═══ DATA SECTION ═══
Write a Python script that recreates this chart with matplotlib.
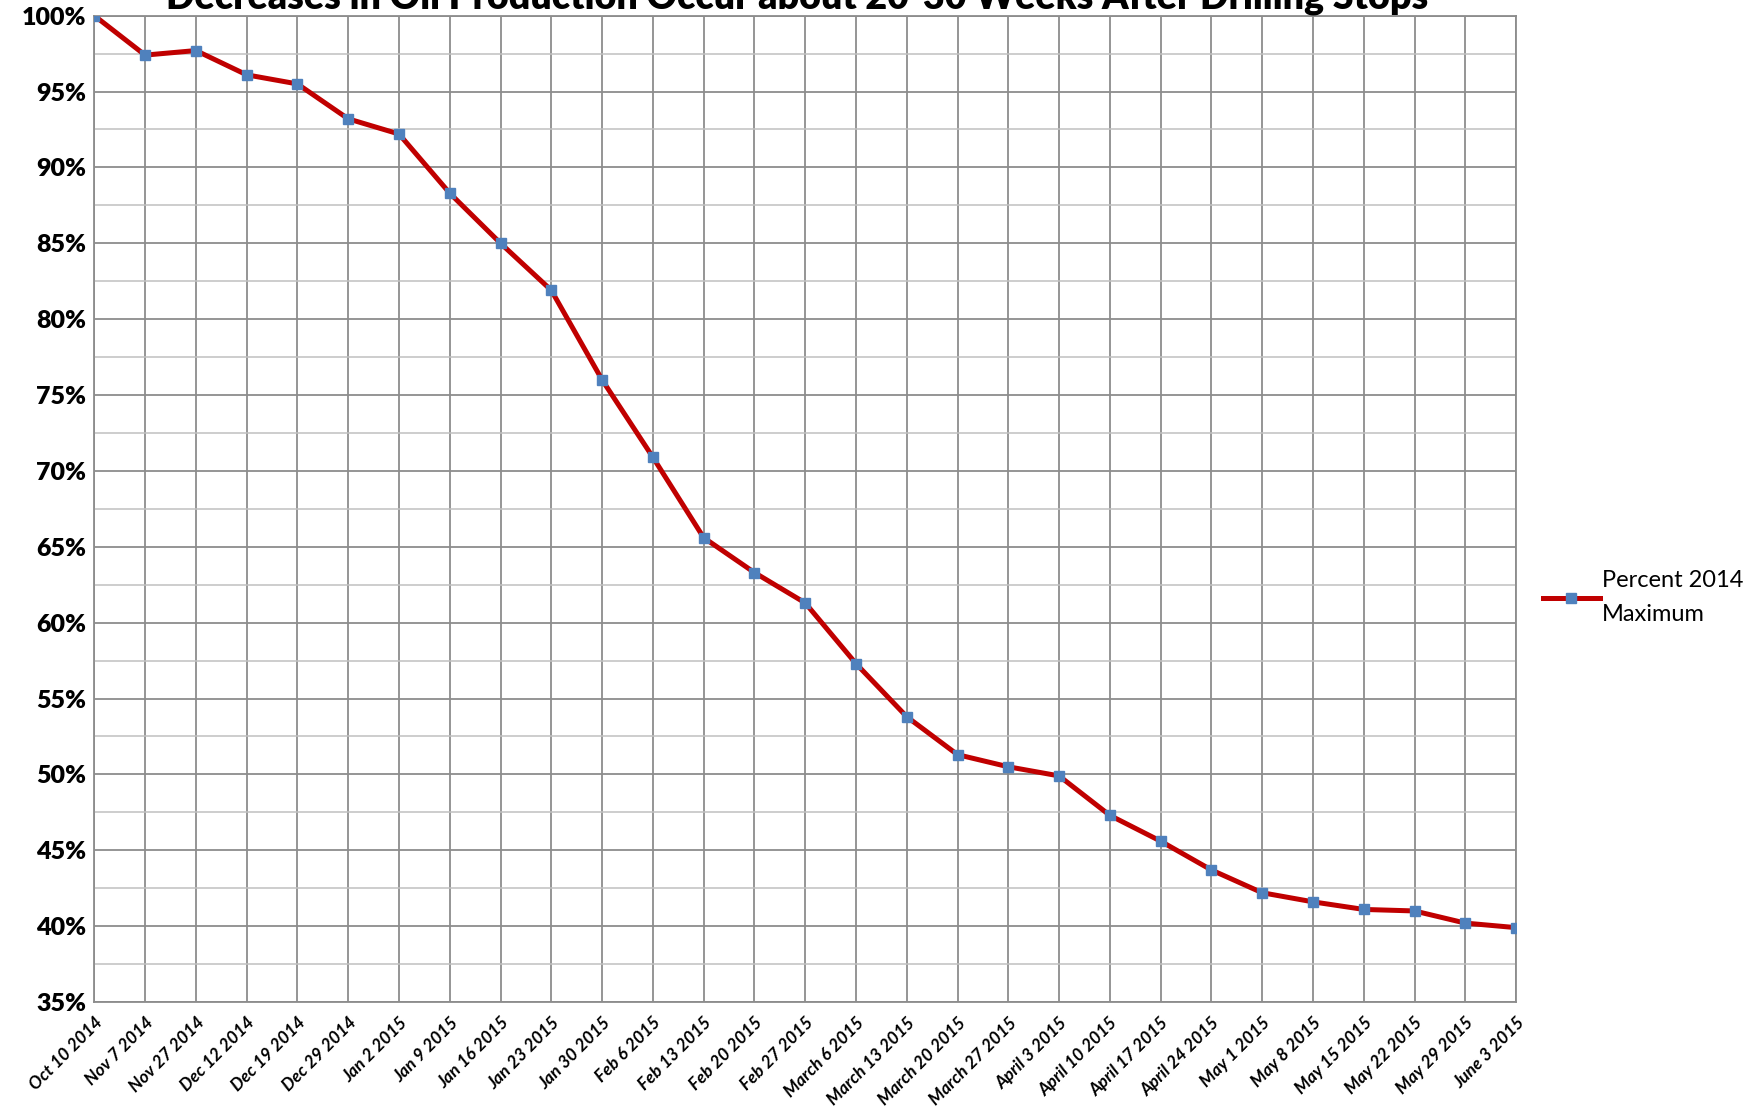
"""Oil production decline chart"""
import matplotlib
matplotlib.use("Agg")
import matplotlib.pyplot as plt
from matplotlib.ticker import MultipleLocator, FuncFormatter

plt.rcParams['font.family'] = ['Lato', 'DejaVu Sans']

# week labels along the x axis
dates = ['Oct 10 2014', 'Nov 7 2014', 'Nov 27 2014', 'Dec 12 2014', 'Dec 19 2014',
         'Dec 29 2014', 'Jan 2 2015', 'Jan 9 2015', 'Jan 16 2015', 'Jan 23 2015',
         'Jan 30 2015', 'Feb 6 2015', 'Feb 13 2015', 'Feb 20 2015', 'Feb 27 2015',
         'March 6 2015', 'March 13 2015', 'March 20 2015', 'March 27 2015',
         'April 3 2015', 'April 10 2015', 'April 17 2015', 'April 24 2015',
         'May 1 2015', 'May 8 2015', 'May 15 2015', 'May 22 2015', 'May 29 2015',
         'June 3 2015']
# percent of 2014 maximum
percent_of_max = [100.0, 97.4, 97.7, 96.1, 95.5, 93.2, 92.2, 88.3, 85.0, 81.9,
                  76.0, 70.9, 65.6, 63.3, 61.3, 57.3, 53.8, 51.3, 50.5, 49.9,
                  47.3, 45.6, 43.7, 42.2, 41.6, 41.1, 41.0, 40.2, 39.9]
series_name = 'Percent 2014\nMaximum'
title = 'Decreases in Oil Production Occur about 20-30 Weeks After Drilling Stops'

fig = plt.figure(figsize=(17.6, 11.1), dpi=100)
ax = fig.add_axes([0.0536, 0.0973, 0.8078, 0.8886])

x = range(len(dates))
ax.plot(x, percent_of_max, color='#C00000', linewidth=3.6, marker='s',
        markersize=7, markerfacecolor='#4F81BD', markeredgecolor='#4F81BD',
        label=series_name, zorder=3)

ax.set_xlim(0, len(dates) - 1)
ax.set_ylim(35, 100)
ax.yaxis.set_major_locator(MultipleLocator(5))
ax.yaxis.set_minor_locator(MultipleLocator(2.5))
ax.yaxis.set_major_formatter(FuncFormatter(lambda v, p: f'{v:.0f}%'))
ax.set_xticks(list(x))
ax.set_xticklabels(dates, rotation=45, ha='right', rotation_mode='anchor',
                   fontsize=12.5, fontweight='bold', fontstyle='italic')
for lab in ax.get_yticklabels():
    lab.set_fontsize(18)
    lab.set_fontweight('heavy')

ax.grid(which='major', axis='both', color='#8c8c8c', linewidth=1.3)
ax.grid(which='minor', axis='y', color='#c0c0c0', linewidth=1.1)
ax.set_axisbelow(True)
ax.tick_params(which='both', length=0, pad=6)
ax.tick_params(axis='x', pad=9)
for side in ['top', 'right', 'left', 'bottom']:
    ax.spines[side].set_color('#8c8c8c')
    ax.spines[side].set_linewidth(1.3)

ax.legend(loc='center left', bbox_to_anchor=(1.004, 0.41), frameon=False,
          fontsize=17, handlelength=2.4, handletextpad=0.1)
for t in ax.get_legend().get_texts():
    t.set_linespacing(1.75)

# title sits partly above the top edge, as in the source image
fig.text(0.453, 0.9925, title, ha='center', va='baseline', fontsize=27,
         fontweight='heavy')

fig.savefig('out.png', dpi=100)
═══
# WHAT IS NEEDED
Everything from the first line of the listing above through the line that contains "label=series_name, zorder=3)" is to be restated word for word, minus the pictures.

# TASK SOLUTION
Write a Python script that recreates this chart with matplotlib.
"""Oil production decline chart"""
import matplotlib
matplotlib.use("Agg")
import matplotlib.pyplot as plt
from matplotlib.ticker import MultipleLocator, FuncFormatter

plt.rcParams['font.family'] = ['Lato', 'DejaVu Sans']

# week labels along the x axis
dates = ['Oct 10 2014', 'Nov 7 2014', 'Nov 27 2014', 'Dec 12 2014', 'Dec 19 2014',
         'Dec 29 2014', 'Jan 2 2015', 'Jan 9 2015', 'Jan 16 2015', 'Jan 23 2015',
         'Jan 30 2015', 'Feb 6 2015', 'Feb 13 2015', 'Feb 20 2015', 'Feb 27 2015',
         'March 6 2015', 'March 13 2015', 'March 20 2015', 'March 27 2015',
         'April 3 2015', 'April 10 2015', 'April 17 2015', 'April 24 2015',
         'May 1 2015', 'May 8 2015', 'May 15 2015', 'May 22 2015', 'May 29 2015',
         'June 3 2015']
# percent of 2014 maximum
percent_of_max = [100.0, 97.4, 97.7, 96.1, 95.5, 93.2, 92.2, 88.3, 85.0, 81.9,
                  76.0, 70.9, 65.6, 63.3, 61.3, 57.3, 53.8, 51.3, 50.5, 49.9,
                  47.3, 45.6, 43.7, 42.2, 41.6, 41.1, 41.0, 40.2, 39.9]
series_name = 'Percent 2014\nMaximum'
title = 'Decreases in Oil Production Occur about 20-30 Weeks After Drilling Stops'

fig = plt.figure(figsize=(17.6, 11.1), dpi=100)
ax = fig.add_axes([0.0536, 0.0973, 0.8078, 0.8886])

x = range(len(dates))
ax.plot(x, percent_of_max, color='#C00000', linewidth=3.6, marker='s',
        markersize=7, markerfacecolor='#4F81BD', markeredgecolor='#4F81BD',
        label=series_name, zorder=3)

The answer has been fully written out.